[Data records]

——

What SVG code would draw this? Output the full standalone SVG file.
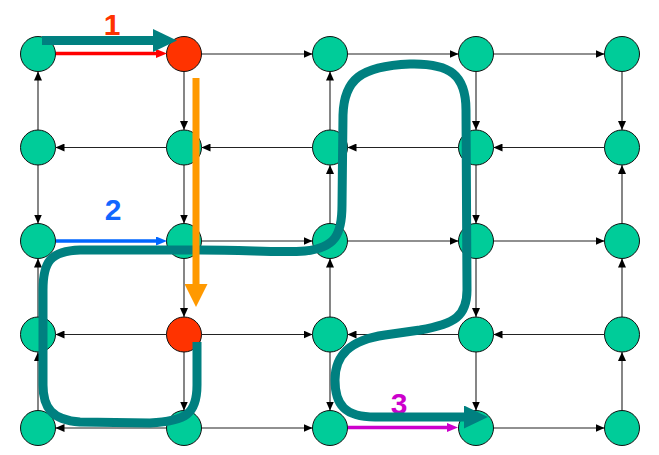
<svg xmlns="http://www.w3.org/2000/svg" width="659" height="455" viewBox="0 0 659 455">
<style>
.e{stroke:#222;stroke-width:1.1;fill:none;marker-end:url(#ah)}
.n{fill:#00CC99;stroke:#111;stroke-width:1}
.n.hot{fill:#FF3300}
.lbl{font-family:"Liberation Sans",Arial,sans-serif;font-weight:bold;font-size:30px;text-anchor:middle}
.teal{stroke:#008080;stroke-width:9;fill:none}
</style>
<defs>
<marker id="ah" markerUnits="userSpaceOnUse" markerWidth="9" markerHeight="8" refX="9" refY="4" orient="auto"><path d="M0,0 L9,4 L0,8 z" fill="#000"/></marker>
<marker id="ahR" markerUnits="userSpaceOnUse" markerWidth="11" markerHeight="9" refX="0" refY="4.5" orient="auto"><path d="M0,0 L11,4.5 L0,9 z" fill="#FF0000"/></marker>
<marker id="ahB" markerUnits="userSpaceOnUse" markerWidth="11" markerHeight="9" refX="0" refY="4.5" orient="auto"><path d="M0,0 L11,4.5 L0,9 z" fill="#0066FF"/></marker>
<marker id="ahM" markerUnits="userSpaceOnUse" markerWidth="11" markerHeight="9" refX="0" refY="4.5" orient="auto"><path d="M0,0 L11,4.5 L0,9 z" fill="#CC00CC"/></marker>
<marker id="ahT" markerUnits="userSpaceOnUse" markerWidth="24" markerHeight="23" refX="0" refY="11.5" orient="auto"><path d="M0,0 L24,11.5 L0,23 z" fill="#008080"/></marker>
<marker id="ahO" markerUnits="userSpaceOnUse" markerWidth="23" markerHeight="23" refX="0" refY="11.5" orient="auto"><path d="M0,0 L23,11.5 L0,23 z" fill="#FF9900"/></marker>
</defs>
<rect width="659" height="455" fill="#fff"/>
<g id="connectors">
<line class="e" x1="201.5" y1="54" x2="312.5" y2="54"/>
<line class="e" x1="347.5" y1="54" x2="458.5" y2="54"/>
<line class="e" x1="493.5" y1="54" x2="604.5" y2="54"/>
<line class="e" x1="166.5" y1="147.5" x2="55.5" y2="147.5"/>
<line class="e" x1="312.5" y1="147.5" x2="201.5" y2="147.5"/>
<line class="e" x1="458.5" y1="147.5" x2="347.5" y2="147.5"/>
<line class="e" x1="604.5" y1="147.5" x2="493.5" y2="147.5"/>
<line class="e" x1="201.5" y1="241" x2="312.5" y2="241"/>
<line class="e" x1="347.5" y1="241" x2="458.5" y2="241"/>
<line class="e" x1="493.5" y1="241" x2="604.5" y2="241"/>
<line class="e" x1="166.5" y1="334.5" x2="55.5" y2="334.5"/>
<line class="e" x1="201.5" y1="334.5" x2="312.5" y2="334.5"/>
<line class="e" x1="458.5" y1="334.5" x2="347.5" y2="334.5"/>
<line class="e" x1="604.5" y1="334.5" x2="493.5" y2="334.5"/>
<line class="e" x1="166.5" y1="428" x2="55.5" y2="428"/>
<line class="e" x1="201.5" y1="428" x2="312.5" y2="428"/>
<line class="e" x1="493.5" y1="428" x2="604.5" y2="428"/>
<line class="e" x1="38" y1="130" x2="38" y2="71.5"/>
<line class="e" x1="38" y1="165" x2="38" y2="223.5"/>
<line class="e" x1="38" y1="317" x2="38" y2="258.5"/>
<line class="e" x1="38" y1="410.5" x2="38" y2="352"/>
<line class="e" x1="184" y1="71.5" x2="184" y2="130"/>
<line class="e" x1="184" y1="165" x2="184" y2="223.5"/>
<line class="e" x1="184" y1="258.5" x2="184" y2="317"/>
<line class="e" x1="184" y1="352" x2="184" y2="410.5"/>
<line class="e" x1="330" y1="130" x2="330" y2="71.5"/>
<line class="e" x1="330" y1="223.5" x2="330" y2="165"/>
<line class="e" x1="330" y1="317" x2="330" y2="258.5"/>
<line class="e" x1="330" y1="352" x2="330" y2="410.5"/>
<line class="e" x1="476" y1="71.5" x2="476" y2="130"/>
<line class="e" x1="476" y1="165" x2="476" y2="223.5"/>
<line class="e" x1="476" y1="258.5" x2="476" y2="317"/>
<line class="e" x1="476" y1="352" x2="476" y2="410.5"/>
<line class="e" x1="622" y1="71.5" x2="622" y2="130"/>
<line class="e" x1="622" y1="223.5" x2="622" y2="165"/>
<line class="e" x1="622" y1="317" x2="622" y2="258.5"/>
<line class="e" x1="622" y1="410.5" x2="622" y2="352"/>
</g>
<g id="n00"><circle class="n" cx="38" cy="54" r="17.5"/></g>
<g id="n10"><circle class="n hot" cx="184" cy="54" r="17.5"/></g>
<g id="n20"><circle class="n" cx="330" cy="54" r="17.5"/></g>
<g id="n30"><circle class="n" cx="476" cy="54" r="17.5"/></g>
<g id="n40"><circle class="n" cx="622" cy="54" r="17.5"/></g>
<g id="n01"><circle class="n" cx="38" cy="147.5" r="17.5"/></g>
<g id="n11"><circle class="n" cx="184" cy="147.5" r="17.5"/></g>
<g id="n21"><circle class="n" cx="330" cy="147.5" r="17.5"/></g>
<g id="n31"><circle class="n" cx="476" cy="147.5" r="17.5"/></g>
<g id="n41"><circle class="n" cx="622" cy="147.5" r="17.5"/></g>
<g id="n02"><circle class="n" cx="38" cy="241" r="17.5"/></g>
<g id="n12"><circle class="n" cx="184" cy="241" r="17.5"/></g>
<g id="n22"><circle class="n" cx="330" cy="241" r="17.5"/></g>
<g id="n32"><circle class="n" cx="476" cy="241" r="17.5"/></g>
<g id="n42"><circle class="n" cx="622" cy="241" r="17.5"/></g>
<g id="n03"><circle class="n" cx="38" cy="334.5" r="17.5"/></g>
<g id="n13"><circle class="n hot" cx="184" cy="334.5" r="17.5"/></g>
<g id="n23"><circle class="n" cx="330" cy="334.5" r="17.5"/></g>
<g id="n33"><circle class="n" cx="476" cy="334.5" r="17.5"/></g>
<g id="n43"><circle class="n" cx="622" cy="334.5" r="17.5"/></g>
<g id="n04"><circle class="n" cx="38" cy="428" r="17.5"/></g>
<g id="n14"><circle class="n" cx="184" cy="428" r="17.5"/></g>
<g id="n24"><circle class="n" cx="330" cy="428" r="17.5"/></g>
<g id="n34"><circle class="n" cx="476" cy="428" r="17.5"/></g>
<g id="n44"><circle class="n" cx="622" cy="428" r="17.5"/></g>
<g id="labels">
<text class="lbl" x="112" y="35" fill="#FF3300">1</text>
<text class="lbl" x="113" y="220" fill="#1166FF">2</text>
<text class="lbl" x="399" y="414" fill="#CC00CC">3</text>
</g>
<g id="paths">
<line x1="56" y1="53.5" x2="156" y2="53.5" stroke="#FF0000" stroke-width="3.5" marker-end="url(#ahR)"/>
<line x1="56" y1="241" x2="156" y2="241" stroke="#0066FF" stroke-width="3.5" marker-end="url(#ahB)"/>
<line x1="348" y1="427.5" x2="447" y2="427.5" stroke="#CC00CC" stroke-width="3.5" marker-end="url(#ahM)"/>
<path class="teal" d="M197 342 L197 385 C197 414 186 421 150 423 L80 422 C52 420 43 408 43 385 L43 290 C43 262 50 251 80 250 L200 250 C250 250 280 253 305 251 C335 248 342 235 342 205 L343 115 C344 80 360 66 410 64 C450 63 466 75 466 110 L467 290 C467 316 455 324 420 330 L385 335 C350 340 335 355 335 380 C335 405 345 417 375 417 L464 417" marker-end="url(#ahT)"/>
<line class="teal" x1="42" y1="40.5" x2="153" y2="40.5" marker-end="url(#ahT)"/>
<line x1="196" y1="78" x2="196" y2="284" stroke="#FF9900" stroke-width="7" marker-end="url(#ahO)"/>
</g>
</svg>
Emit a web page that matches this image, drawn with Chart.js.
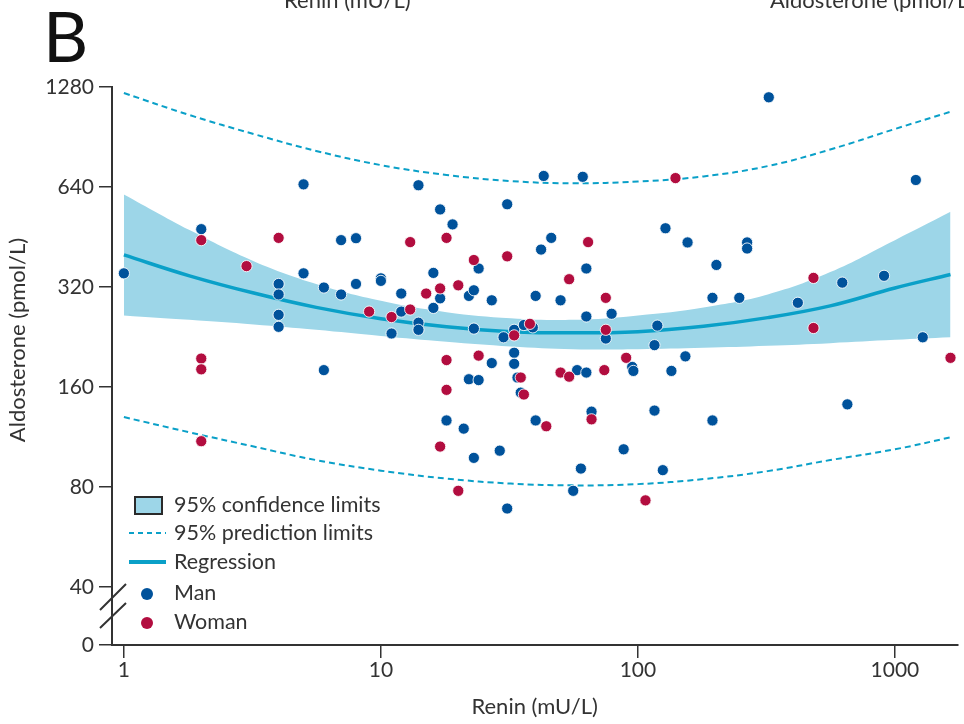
<!DOCTYPE html>
<html>
<head>
<meta charset="utf-8">
<title>Renina y aldosterona</title>
<script src="https://cdn.jsdelivr.net/npm/chart.js@4.4.0/dist/chart.umd.min.js"></script>
<style>
  html, body { margin: 0; padding: 0; background: #fff; }
  #contenedor { width: 964px; height: 724px; }
</style>
</head>
<body>
<div id="contenedor"><canvas id="myChart" width="964" height="724"></canvas></div>
<script>
//* Datos

// Hombres: renina (mU/L) y aldosterona (pmol/L)
var hombresRenina = [1, 2, 5, 4, 4, 4, 4, 5, 6, 7, 8, 7, 8, 10, 10, 11, 12, 12, 14, 17,
  19, 16, 17, 22, 23, 27, 24, 31, 43, 61, 128, 46, 42, 63, 14, 14, 16, 23, 40, 50,
  30, 33, 36, 39, 33, 33, 27, 63, 79, 75, 119, 116, 95, 96, 135, 153, 323, 1206, 156, 266,
  266, 202, 195, 248, 419, 624, 907, 1283, 195, 653, 125, 22, 24, 34, 35, 18, 21, 23, 29, 40,
  66, 116, 88, 60, 56, 31, 58, 63, 6];
var hombresAldosterona = [352, 478, 652, 327, 304, 264, 243, 352, 319, 443, 449, 304, 327, 340, 334, 232, 306, 270, 648, 548,
  494, 353, 296, 301, 313, 292, 364, 568, 691, 687, 481, 450, 415, 364, 250, 238, 277, 240, 301, 292,
  226, 238, 246, 242, 203, 188, 189, 261, 266, 224, 245, 214, 184, 179, 179, 198, 1192, 672, 436, 436,
  418, 373, 297, 297, 287, 330, 346, 226, 127, 142, 90, 169, 168, 171, 154, 127, 120, 98, 103, 127,
  135, 136, 104, 91, 78, 69, 180, 177, 180];

// Mujeres
var mujeresRenina = [2, 4, 3, 9, 11, 2, 2, 2, 13, 18, 23, 31, 140, 64, 54, 15, 17, 20, 13, 33,
  38, 75, 75, 18, 24, 90, 50, 54, 74, 482, 482, 1645, 18, 35, 36, 17, 44, 66, 20, 107];
var mujeresAldosterona = [443, 450, 370, 270, 260, 195, 181, 110, 437, 450, 386, 396, 681, 437, 338, 306, 317, 324, 274, 229,
  248, 297, 238, 193, 199, 196, 177, 172, 180, 341, 241, 196, 157, 171, 152, 106, 122, 128, 78, 73];

// Curvas de la regresion (leidas cada cuarto de decada de renina)
var curvaRenina = [1, 1.8, 3.2, 5.6, 10, 18, 32, 56, 100, 180, 320, 560, 1000, 1645];
var regresion = [400, 346, 307, 278, 257, 243, 235, 233, 235, 244, 259, 281, 318, 349];
var confianzaSup = [608, 475, 383, 327, 291, 269, 258, 255, 263, 278, 304, 355, 443, 539];
var confianzaInf = [263, 255, 247, 238, 228, 219, 212, 208, 208, 210, 213, 217, 222, 226];
var prediccionSup = [1228, 1054, 924, 822, 745, 696, 667, 657, 665, 689, 740, 830, 957, 1078];
var prediccionInf = [130, 117, 106, 96.5, 89.7, 84.9, 82, 81, 81.7, 84.6, 89.4, 96.5, 104, 113];

// Ejes
var ticksRenina = [1, 10, 100, 1000];
var ceroEje = 26.8; // fondo del eje cortado, se rotula como 0
var ticksAldosterona = [ceroEje, 40, 80, 160, 320, 640, 1280];

var azul = '#00529b';
var rojo = '#b20d3f';
var celeste = '#9dd6e8';
var cian = '#0aa0c8';
var texto = '#333333';
var fuente = 'Lato, "Open Sans", sans-serif';

function puntos(xs, ys) {
  return xs.map(function (x, i) { return { x: x, y: ys[i] }; });
}

//* Dibujos extra: letra del panel, titulos, corte del eje y leyenda
var decoraciones = {
  id: 'decoraciones',
  afterDraw: function (chart) {
    var ctx = chart.ctx;
    ctx.save();

    ctx.fillStyle = '#111';
    ctx.font = '70px ' + fuente;
    ctx.textBaseline = 'alphabetic';
    ctx.fillText('B', 43, 62);

    // titulos del panel de arriba (quedan cortados)
    ctx.fillStyle = texto;
    ctx.font = '22px ' + fuente;
    ctx.fillText('Renin (mU/L)', 284, 8);
    ctx.fillText('Aldosterone (pmol/L)', 770, 8);

    // titulo del eje y
    ctx.save();
    ctx.translate(18, 340);
    ctx.rotate(-Math.PI / 2);
    ctx.textAlign = 'center';
    ctx.textBaseline = 'middle';
    ctx.fillText('Aldosterone (pmol/L)', 0, 0);
    ctx.restore();

    // marcas de corte
    ctx.strokeStyle = texto;
    ctx.lineWidth = 2;
    ctx.beginPath();
    ctx.moveTo(100, 610); ctx.lineTo(126, 584);
    ctx.moveTo(100, 628); ctx.lineTo(126, 603);
    ctx.stroke();

    // leyenda
    ctx.fillStyle = celeste;
    ctx.fillRect(135, 497, 27, 17);
    ctx.strokeStyle = '#2a2a2a';
    ctx.lineWidth = 2;
    ctx.strokeRect(135, 497, 27, 17);

    ctx.strokeStyle = cian;
    ctx.setLineDash([5, 4]);
    ctx.lineWidth = 2;
    ctx.beginPath(); ctx.moveTo(129, 533); ctx.lineTo(166, 533); ctx.stroke();
    ctx.setLineDash([]);
    ctx.lineWidth = 4;
    ctx.beginPath(); ctx.moveTo(129, 562); ctx.lineTo(166, 562); ctx.stroke();

    ctx.fillStyle = azul;
    ctx.beginPath(); ctx.arc(147, 594, 6, 0, Math.PI * 2); ctx.fill();
    ctx.fillStyle = rojo;
    ctx.beginPath(); ctx.arc(147, 623, 6, 0, Math.PI * 2); ctx.fill();

    ctx.fillStyle = texto;
    ctx.font = '21.5px ' + fuente;
    ctx.textBaseline = 'middle';
    ctx.fillText('95% confidence limits', 174, 505);
    ctx.fillText('95% prediction limits', 174, 533);
    ctx.fillText('Regression', 174, 562);
    ctx.fillText('Man', 174, 593);
    ctx.fillText('Woman', 174, 622);

    ctx.restore();
  }
};

// opciones comunes de las curvas
function curva(etiqueta, valores, extra) {
  var ds = {
    label: etiqueta,
    type: 'line',
    data: puntos(curvaRenina, valores),
    pointRadius: 0,
    tension: 0.4,
    fill: false
  };
  return Object.assign(ds, extra);
}

//* Grafico
document.addEventListener('DOMContentLoaded', function () {
  var ctx = document.getElementById('myChart').getContext('2d');

  new Chart(ctx, {
    type: 'scatter',
    data: {
      datasets: [
        {
          label: 'Woman',
          data: puntos(mujeresRenina, mujeresAldosterona),
          backgroundColor: rojo,
          borderColor: 'rgba(255,255,255,0.85)',
          borderWidth: 1,
          pointRadius: 5.6,
          clip: false,
          order: 0
        },
        {
          label: 'Man',
          data: puntos(hombresRenina, hombresAldosterona),
          backgroundColor: azul,
          borderColor: 'rgba(255,255,255,0.85)',
          borderWidth: 1,
          pointRadius: 5.6,
          clip: false,
          order: 1
        },
        curva('Regression', regresion, { borderColor: cian, borderWidth: 3.5, order: 2 }),
        curva('95% prediction limits', prediccionSup, { borderColor: cian, borderWidth: 2, borderDash: [6, 4], order: 3 }),
        curva('95% prediction limits (inf)', prediccionInf, { borderColor: cian, borderWidth: 2, borderDash: [6, 4], order: 3 }),
        curva('95% confidence limits', confianzaSup, {
          borderWidth: 0, borderColor: 'rgba(0,0,0,0)', backgroundColor: celeste, fill: '+1', order: 4
        }),
        curva('95% confidence limits (inf)', confianzaInf, { borderWidth: 0, borderColor: 'rgba(0,0,0,0)', order: 4 })
      ]
    },
    options: {
      responsive: false,
      animation: false,
      layout: { padding: { top: 87, right: 0, left: 0, bottom: 0 } },
      plugins: {
        legend: { display: false },
        tooltip: { enabled: false }
      },
      scales: {
        x: {
          type: 'logarithmic',
          min: 0.899,
          max: 1750,
          bounds: 'data',
          afterBuildTicks: function (scale) {
            scale.ticks = ticksRenina.map(function (v) { return { value: v }; });
          },
          afterFit: function (scale) { scale.height = 79; },
          border: { display: true, color: texto, width: 2 },
          grid: { drawOnChartArea: false, drawTicks: true, tickLength: 13, color: texto, lineWidth: 1.5 },
          ticks: {
            color: texto,
            font: { family: fuente, size: 21 },
            padding: 0,
            maxRotation: 0,
            autoSkip: false,
            callback: function (value) { return String(value); }
          },
          title: {
            display: true,
            text: 'Renin (mU/L)',
            color: texto,
            font: { family: fuente, size: 22 },
            padding: { top: 0, bottom: 4 }
          }
        },
        y: {
          type: 'logarithmic',
          min: ceroEje,
          max: 1280,
          bounds: 'data',
          afterBuildTicks: function (scale) {
            scale.ticks = ticksAldosterona.map(function (v) { return { value: v }; });
          },
          afterFit: function (scale) { scale.width = 112; },
          border: { display: true, color: texto, width: 2 },
          grid: { drawOnChartArea: false, drawTicks: true, tickLength: 13, color: texto, lineWidth: 1.5 },
          ticks: {
            color: texto,
            font: { family: fuente, size: 21 },
            padding: 5,
            autoSkip: false,
            callback: function (value, index) { return index === 0 ? '0' : String(value); }
          }
        }
      }
    },
    plugins: [decoraciones]
  });
});
</script>
</body>
</html>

——

• [DIRECTIONS]: Look for "this" and pull out every line that has it.

• [THE ANSWER]:
What SVG code would draw this? Output the full standalone SVG file.
Emit a web page that matches this image, drawn with Chart.js.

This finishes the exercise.